Marshall: Please join us for next week's topic: "Higher retention rates at the accident scene: Conscious versus unconscious." Auf wiedersehen!

(Fade to black)

Wednesday, March 4, 2009

Solo Practice, Just Add Water!

On March 2, 2009, the National Law Journal posted an on-line article entitled, Layoff Option No. 1: Start Your Own Firm.

I read the article carefully and then clicked "comment" and gently informed NLJ that I thought the article was a complete and utter piece of crap. I made sure to explain why. Not surprisingly, the comment was never published. Hence, this post.

Now let me be clear: There is nothing wrong with going solo. I went solo seven years ago. It was the single greatest decision I've made. What irks me is that Staff Reporter, Karen Sloan, wholly oversimplified, even glorified, the process of going solo without any objectivity whatsoever.

According to Ms. Sloan, experts say it's a good time for laid-off, large-firm attorneys to go solo. But who are these "experts"?

The one and only expert Ms. Sloan quotes is Susan Cartier Liebel. Ms. Cartier Liebel is the founder of Build a Solo Practice, LLC. Her tagline is, "Teaching Lawyers How to Create and Grow Their Solo Legal Practice." This year, Ms. Cartier Liebel plans to open a new on-line business called Solo Practice University.

I have a full and thorough respect for Ms. Cartier Liebel. I follow her on Twitter (and I am finicky as to whom I follow). She was a successful solo and I think her business concept is brilliant. What I take umbrage with is that Ms. Cartier Liebel's biases were entirely lost on Reporter Sloan. Ms. Cartier-Leibel wasn't so much providing an expert opinion as making a sales-pitch.

Turning back to the article, Ms. Sloan introduces us to three recently laid-off attorneys who we are lead to believe have been successful in going solo. Two of these appear smiling blissfully in photographs atop the body of the article. Ms. Sloan indicates only in passing, however, that one of the three returned to the corporate world after a brief two-year solo stint and another still has serious misgivings about her decision.

Permit me to set the record straight: Starting your own firm is not Layoff Option #1. To the contrary, it's not a very viable option for big firm lawyers at all.
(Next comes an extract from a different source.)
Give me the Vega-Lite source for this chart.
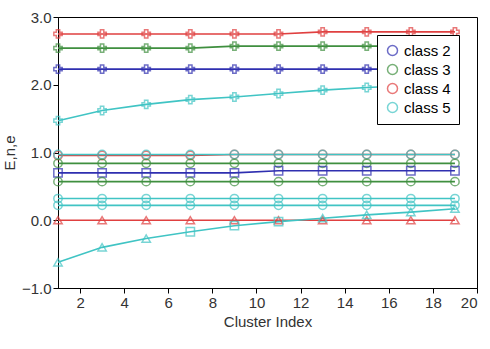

First, starting a practice involves an enormous outlay of cash. A full year of salary is a good rule of thumb. How many lawyers have that type of money just lying around? If they don't, how are they going to get it amidst this credit-crunch?

Secondly, most Biglaw attorneys simply don't have the skill-set necessary to handle small firm cases. They may be smart enough but it takes years, if not decades of practice, to swim with the sharks who grew up in and now infest the waters of matrimonial, personal injury and construction law. (On second thought, perhaps I should be encouraging former biglawyers to take on these types of cases and then convert my practice to a lawyer malpractice boutique.)

Lastly, Ms. Sloan cites as one of the benefits of going solo that, "cost-conscious clients are more willing than ever to retain smaller outfits that offer lower rates." Wrong. Typical big-firm clients like Ford and Microsoft aren't going to elope with a laid-off associate or even a junior partner. If anything, these companies will pressure their firms to lower prices or will jump to the next highest bidder. To make matters even more difficult, many states have strict anti-solicitation laws which prevent attorneys from directly or even indirectly contacting persons with potential cases.

All said and done, starting a small law firm is not a realistic option for most former big firm attorneys. The National Law Journal wields tremendous power of pursuation and should have been more responsible in the message it delivered. The big firms are going under. I'd hate to see a whole new crop of solos following suit.

Tuesday, March 3, 2009

We can Save Porto Velho!

There is a small town in Brazil named Porto Velho. Its rainforest is nearly depleted. The trees all but gone. Young Munduruku Indian couples have nowhere left to carve their initials. Dogs have limited places to pee. Little leaguers' hands constantly sting because they are relegated to using aluminum baseball bats.

But we can save it. We, the civil litigators of New York, can save Porto Velho!

"How?" you ask quizzically.


We eliminate the Verified Bill of Particulars.

(Dramatic pause)

We pull a gun on 3041. We deep-six questions one through 26 (or whatever random number of questions a given firm asks). We will call our operation, Operation "Kill Bill."

So as not to cause rioting and chaos, we will implement in stages.

Stage one: No more verification. Has any judge ever truly tossed a case for a BP with no verification? Okay, okay, don't Westlaw me on that. I'm just saying.

Oh glory! I can see the first bud of a Bertholletia Excelsa bursting through the soil already!

Stage two: We start using interrogatories...instead. And they'll be green interrogatories! There will be no definition or instruction manual. We will take the great leap of faith and assume that attorneys understand that the word "person" also means "individual", "business entity", "man", "woman", or "sapient extraterrestrial".

Stage three: We steal a page from New Jersey's rules. We create a CPLR section which sets forth 25 mandatory and standard interrogatories for personal injury cases. As compensation for the aforementioned copyright infringement, we give Staten Island to New Jersey plus a player to be named later.

In only a few years, Porto Velho will be returned to its original state of flora and General Motors will be saved because there won't be anymore guilt associated with owning a big old Cadillac.